The issue of maintaining quality arose when the writers, who were traveling with Colorado's Distinguished Brands International and several American distributors, questioned Budvar brewmaster Josef Tolar during a brewery tour on April 7 and asked him about draft Budvar in the United States. Using the brand name Czechvar to circumvent the Anheuser-Busch imbroglio, Budvar has been exporting its lager here since 2001, but only in bottles. Last year, when the brewery changed from its original importer to DBI, company president Jeff Coleman announced that a four-city select market trial of draft Czechvar would begin this past January, but that did not happen.
Tolar, a 40-year veteran who is only the ninth brewer in Budvar's 100-year history, said that "progress is being made" toward that end. "I hope in a short time we will be able to do it," he added, stressing that his beer is exactly the same all over the world. "All Budvar is made in this one brewery and the exported beer is the same beer as is served here in the Czech Republic. It is made with the same high quality ingredients and water from our own artesian wells. Our beer is very important to us."

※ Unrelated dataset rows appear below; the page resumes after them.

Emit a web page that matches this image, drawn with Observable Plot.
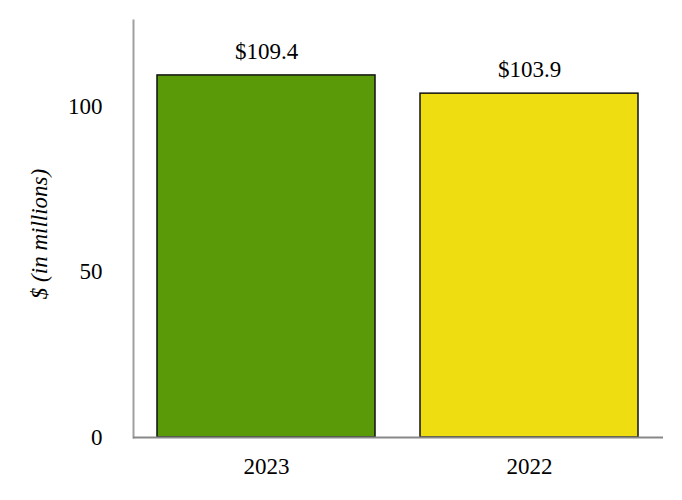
<!DOCTYPE html>
<html>
<head>
<meta charset="utf-8">
<script src="https://cdn.jsdelivr.net/npm/d3@7"></script>
<script src="https://cdn.jsdelivr.net/npm/@observablehq/plot@0.6"></script>
<style>
  html, body { margin: 0; padding: 0; background: #fff; }
  #chart svg { display: block; font-family: "Liberation Serif", "Times New Roman", serif; }
  #chart svg text { font-family: "Liberation Serif", "Times New Roman", serif; }
</style>
</head>
<body>
<div id="chart"></div>
<script>
const years = ["2023", "2022"];
const values = [109.4, 103.9];
const labels = ["$109.4", "$103.9"];
const colors = ["#5a9a08", "#eedd11"];
const yTicks = [0, 50, 100];
const yLabel = "$ (in millions)";

const data = years.map((y, i) => ({year: y, value: values[i], label: labels[i], color: colors[i]}));
const serif = "Liberation Serif";

const chart = Plot.plot({
  width: 682,
  height: 500,
  marginLeft: 133,
  marginRight: 19,
  marginTop: 20,
  marginBottom: 63,
  x: {domain: years, paddingInner: 0.17, paddingOuter: 0.09},
  y: {domain: [0, 126]},
  marks: [
    Plot.frame({anchor: "left", stroke: "#a0a0a0", strokeWidth: 2}),
    Plot.barY(data, {x: "year", y: "value", fill: "color", stroke: "#111", strokeWidth: 1.5}),
    Plot.text(data, {x: "year", y: "value", text: "label", dy: -24, fontSize: 23, fontFamily: serif, fill: "#000"}),
    Plot.ruleY([0], {stroke: "#888", strokeWidth: 2}),
    Plot.axisY({ticks: yTicks, tickSize: 0, tickPadding: 31, label: null, fill: "#000", fontSize: 23, fontFamily: serif}),
    Plot.axisX({tickSize: 0, tickPadding: 20, label: null, fill: "#000", fontSize: 23, fontFamily: serif}),
    Plot.text([yLabel], {frameAnchor: "left", textAnchor: "middle", dx: -94, dy: 5, rotate: -90, fontStyle: "italic", fontSize: 23, fontFamily: serif, fill: "#000"})
  ]
});
document.getElementById("chart").appendChild(chart);
</script>
</body>
</html>
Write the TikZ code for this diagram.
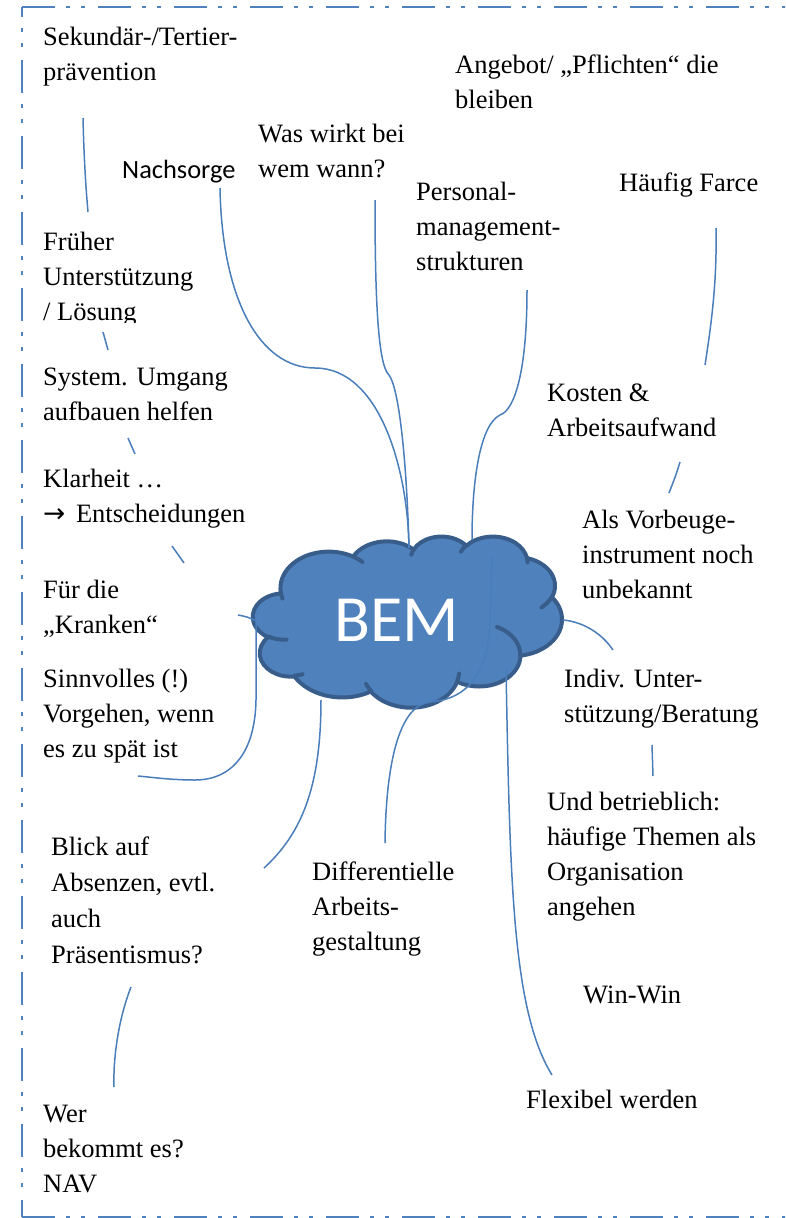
\documentclass[tikz,border=0pt]{standalone}
\usepackage{fontspec}
\setmainfont{Liberation Serif}
\newfontfamily\calfont{Carlito}
\newfontfamily\dvfont{DejaVu Sans}
\definecolor{office}{HTML}{4F81BD}
\definecolor{cloudedge}{HTML}{385D8A}
\definecolor{linkc}{HTML}{4A7EBB}
\newcommand\tstr{\rule{0pt}{24pt}}
% elliptical arc in DrawingML style: wR hR stAng swAng (visual angles, degrees)
\newcommand\carc[4]{arc[x radius=#1, y radius=#2,
  start angle={atan2((#1)*sin(#3),(#2)*cos(#3))},
  delta angle={mod(atan2((#1)*sin((#3)+(#4)),(#2)*cos((#3)+(#4)))-atan2((#1)*sin(#3),(#2)*cos(#3))+720,360)}]}
\tikzset{
  lbl/.style={anchor=north west, inner sep=0pt, align=left, font=\fontsize{26.5}{35}\selectfont},
  link/.style={draw=linkc, line width=1.5pt},
  frame/.style={draw=office, line width=2.6pt, dash pattern=on 33pt off 11pt on 4pt off 11pt on 4pt off 13pt},
  cloudline/.style={draw=cloudedge, line width=4pt, line join=round}
}
\begin{document}
\begin{tikzpicture}[x=1pt,y=-1pt]
\useasboundingbox (0,0) rectangle (785,1218);
\clip (0,0) rectangle (785,1218);
% frame
\draw[frame] (22,7) -- (800,7);
\draw[frame, dash phase=23pt] (22,7) -- (22,1217);
\draw[frame] (22,1217) -- (800,1217);

% cloud (Office cloud geometry, 432 x 432 units)
\begin{scope}[xshift=253pt, yshift=-536pt, x=0.715pt, y=-0.396pt]
\path[cloudline, fill=office] (39.00,143.70)
  \carc{67.53}{91.90}{-190.4875}{123.7805}
  \carc{53.33}{72.67}{-144.1024}{89.9452}
  \carc{43.65}{59.45}{-145.8079}{99.7230}
  \carc{48.57}{65.95}{-130.9861}{117.2417}
  \carc{53.33}{72.73}{-78.7089}{109.0269}
  \carc{67.75}{92.20}{-46.2673}{130.2690}
  \carc{57.85}{78.67}{0.6250}{114.0333}
  \carc{67.52}{92.15}{22.4516}{115.1726}
  \carc{77.20}{105.43}{66.2426}{75.7110}
  \carc{43.60}{59.18}{-274.9421}{146.7356}
  \carc{43.45}{59.45}{-246.8285}{152.5189}
  -- cycle;
\draw[cloudline, line cap=round]
  (46.93,261.77) \carc{43.45}{59.45}{86.742}{26.4295}
  (69.28,348.99) \carc{43.60}{59.18}{73.6105}{11.4475}
  (164.78,390.90) \carc{67.52}{92.15}{137.6242}{14.0811}
  (288.27,347.51) \carc{67.52}{92.15}{6.4533}{15.9984}
  (341.29,229.54) \carc{57.85}{78.67}{-70.2924}{70.9174}
  (417.98,153.54) \carc{53.33}{72.73}{30.3180}{27.7515}
  (383.24,54.26) \carc{48.57}{65.95}{-13.7443}{14.8589}
  (290.78,39.52) \carc{48.57}{65.95}{-149.1815}{18.1954}
  (221.41,47.20) \carc{43.65}{59.45}{-163.4943}{17.6864}
  (140.00,51.92) \carc{67.53}{91.90}{-66.7070}{12.3194}
  (41.27,157.89) \carc{67.53}{91.90}{157.6544}{11.8582};
\coordinate (bem) at (216,216);
\end{scope}
\node[text=white, inner sep=0pt, font=\calfont\fontsize{66}{66}\selectfont] (bemlabel) at (397,620) {BEM};

% labels
\node[lbl] (sek) at (43,21) {\tstr Sekundär-/Tertier-\\prävention};
\node[lbl] (ang) at (455,49) {\tstr Angebot/ „Pflichten“ die\\bleiben};
\node[lbl] (was) at (258,118) {\tstr Was wirkt bei\\wem wann?};
\node[lbl, font=\calfont\fontsize{26.4}{35}\selectfont] (nach) at (122,154) {\tstr Nachsorge};
\node[lbl] (pers) at (416,176) {\tstr Personal-\\management-\\strukturen};
\node[lbl] (haeu) at (619,167) {\tstr Häufig Farce};
\begin{scope}
\clip (30,200) rectangle (300,322);
\node[lbl] (frue) at (43,226) {\tstr Früher\\Unterstützung\\/ Lösung};
\end{scope}
\node[lbl] (sys) at (43,361) {\tstr System. Umgang\\aufbauen helfen};
\node[lbl] (klar) at (43,463) {\tstr Klarheit …\\{\dvfont →}\hspace{4pt} Entscheidungen};
\node[lbl] (fuer) at (43,574) {\tstr Für die\\„Kranken“};
\node[lbl] (sinn) at (43,663) {\tstr Sinnvolles (!)\\Vorgehen, wenn\\es zu spät ist};
\node[lbl, font=\fontsize{26.5}{36}\selectfont] (blick) at (51,831) {\tstr Blick auf\\Absenzen, evtl.\\auch\\Präsentismus?};
\node[lbl] (wer) at (43,1098) {\tstr Wer\\bekommt es?\\NAV};
\node[lbl] (diff) at (312,856) {\tstr Differentielle\\Arbeits-\\gestaltung};
\node[lbl] (kost) at (547,377) {\tstr Kosten \&\\Arbeitsaufwand};
\node[lbl] (als) at (582,504) {\tstr Als Vorbeuge-\\instrument noch\\unbekannt};
\node[lbl] (indiv) at (564,663) {\tstr Indiv. Unter-\\stützung/Beratung};
\node[lbl] (und) at (547,786) {\tstr Und betrieblich:\\häufige Themen als\\Organisation\\angehen};
\node[lbl] (win) at (583,979) {\tstr Win-Win};
\node[lbl] (flex) at (526,1084) {\tstr Flexibel werden};

% connector end points
\coordinate (a1) at (83,118);   \coordinate (a2) at (88,212);
\coordinate (b1) at (220,188);  \coordinate (b2) at (315,368);  \coordinate (b3) at (409,548);
\coordinate (c1) at (375,200);  \coordinate (c2) at (389,375);
\coordinate (d1) at (527,290);  \coordinate (d2) at (500,415);  \coordinate (d3) at (472,540);
\coordinate (e1) at (716,228);  \coordinate (e2) at (705,365);
\coordinate (f1) at (680,462);  \coordinate (f2) at (669,493);
\coordinate (g1) at (563,620);  \coordinate (g2) at (613,650);
\coordinate (h1) at (652,745);  \coordinate (h2) at (653,776);
\coordinate (i1) at (385,843);  \coordinate (i2) at (430,702);  \coordinate (i3) at (490,620);  \coordinate (i4) at (492,557);
\coordinate (j1) at (506,668);  \coordinate (j2) at (552,1075);
\coordinate (k1) at (238,615);  \coordinate (k2) at (256,621);  \coordinate (k3) at (256,700);  \coordinate (k4) at (195,780);  \coordinate (k5) at (138,776);
\coordinate (l1) at (321,700);  \coordinate (l2) at (264,868);
\coordinate (m1) at (131,987);  \coordinate (m2) at (114,1087);
\coordinate (n1) at (103,332);  \coordinate (n2) at (108,350);
\coordinate (o1) at (128,438);  \coordinate (o2) at (135,454);
\coordinate (p1) at (172,546);  \coordinate (p2) at (184,563);

% connectors
\draw[link] (a1) .. controls (84,160) and (86,190) .. (a2);
\draw[link] (b1) .. controls (222,300) and (260,368) .. (b2) .. controls (380,368) and (408,470) .. (b3);
\draw[link] (c1) .. controls (375,300) and (378,365) .. (c2) .. controls (400,390) and (407,470) .. (b3);
\draw[link] (d1) .. controls (527,370) and (515,410) .. (d2) .. controls (480,425) and (472,480) .. (d3);
\draw[link] (e1) .. controls (717,280) and (712,320) .. (e2);
\draw[link] (f1) .. controls (676,475) .. (f2);
\draw[link] (g1) .. controls (585,622) and (603,635) .. (g2);
\draw[link] (h1) .. controls (653,760) .. (h2);
\draw[link] (i1) .. controls (386,760) and (400,705) .. (i2) .. controls (470,699) and (489,670) .. (i3) .. controls (491,590) .. (i4);
\draw[link] (j1) .. controls (510,880) and (512,1010) .. (j2);
\draw[link] (k1) .. controls (248,617) .. (k2);
\draw[link] (k2) -- (k3) .. controls (255,755) and (230,780) .. (k4) .. controls (170,780) and (150,777) .. (k5);
\draw[link] (l1) .. controls (321,790) and (300,835) .. (l2);
\draw[link] (m1) .. controls (118,1020) and (113,1060) .. (m2);
\draw[link] (n1) -- (n2);
\draw[link] (o1) -- (o2);
\draw[link] (p1) -- (p2);
\end{tikzpicture}
\end{document}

Tolar has insisted that interested bars and restaurants in this country be required to pre-order Czechvar each month so that it can be shipped direct and fresh from the brewery two months later, Coleman said, and that they also commit to completing a Czechvar keg every three days, thus ensuring the freshness of all beer poured. He acknowledged that such stringent requirements could be off-putting to the majority of potential accounts, but suggested that "for those accounts who truly want to serve their customers the world's finest beer, it will be more than worth their effort."